The LLB is also a qualification in its own right, of course. So you might choose to take an entirely different path after graduation.


What is it?
An integrated Masters in law

Which means?
It’s a course that combines an undergraduate law degree and postgraduate study in a single course. The MLaw lasts for four years of full-time study.

What will I do?
You’ll work through LLB course content as well as your Masters. For example, The University of Law runs the MLaw (Solicitors' Practice) course. The first three years of this MLaw programme involve study of LLB modules, which build your foundational knowledge for the SQE1 examination. 

Over years three and four, you’ll develop your knowledge and skills in order to sit SQE1 and SQE2 assessments.

Why would I study it? 
An MLaw could be suitable if you want a degree course that can provide a direct route to a legal career

Taking the example of The University of Law’s MLaw (Solicitors' Practice) course, once you graduate from the course, you would only need to fulfil the qualifying work experience in order to qualify as a solicitor.

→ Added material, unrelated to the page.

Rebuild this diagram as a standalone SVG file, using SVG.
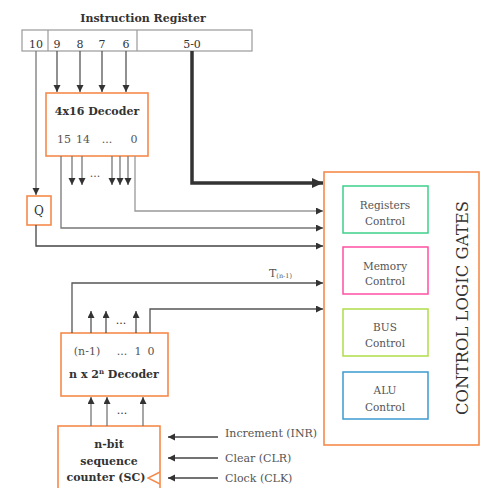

What are the main differences between LLB and MLaw courses?

One key difference between an LLB and a MLaw course is how long you’ll be studying. LLB courses last for three years of full-time study, while MLaw courses generally last for four. 

That does, of course, have an impact on your tuition fees. By choosing the MLaw option you will be looking at four years of tuition fees, rather than three.

But one of the benefits of the MLaw is that those four years of tuition can be covered by student loan funding, if you’re eligible. That means you can take out an undergraduate student loan to cover all four years of tuition (including the Masters part of the course).

After completing the course, you’re still entitled to take out a postgraduate loan - even though you’ve already completed a Masters. So it can be a more flexible and affordable way of gaining that Masters qualification.

Perhaps the most important consideration when choosing between these two options is the qualification you’ll earn from it.

If you study the LLB, you’ll graduate with a Bachelor of Laws. You’ll then be able to choose whether to move onto the course and exams you’ll need to qualify as either a solicitor or barrister. 

If you study the MLaw, you’ll graduate with a Masters. In the case of The University of Law’s MLaw (Solicitors' Practice) course, you’ll have completed your SQE level 1 & 2 exams. In order to qualify as a solicitor, you’ll just have the mandatory qualifying work experience left to do. 

That particular MLaw course also provides flexibility - so if you decide at the end of the first or second year that you just want to take the LLB, you can do so.

The choice that’s right for you will very much depend on what you want to do once you have completed the course.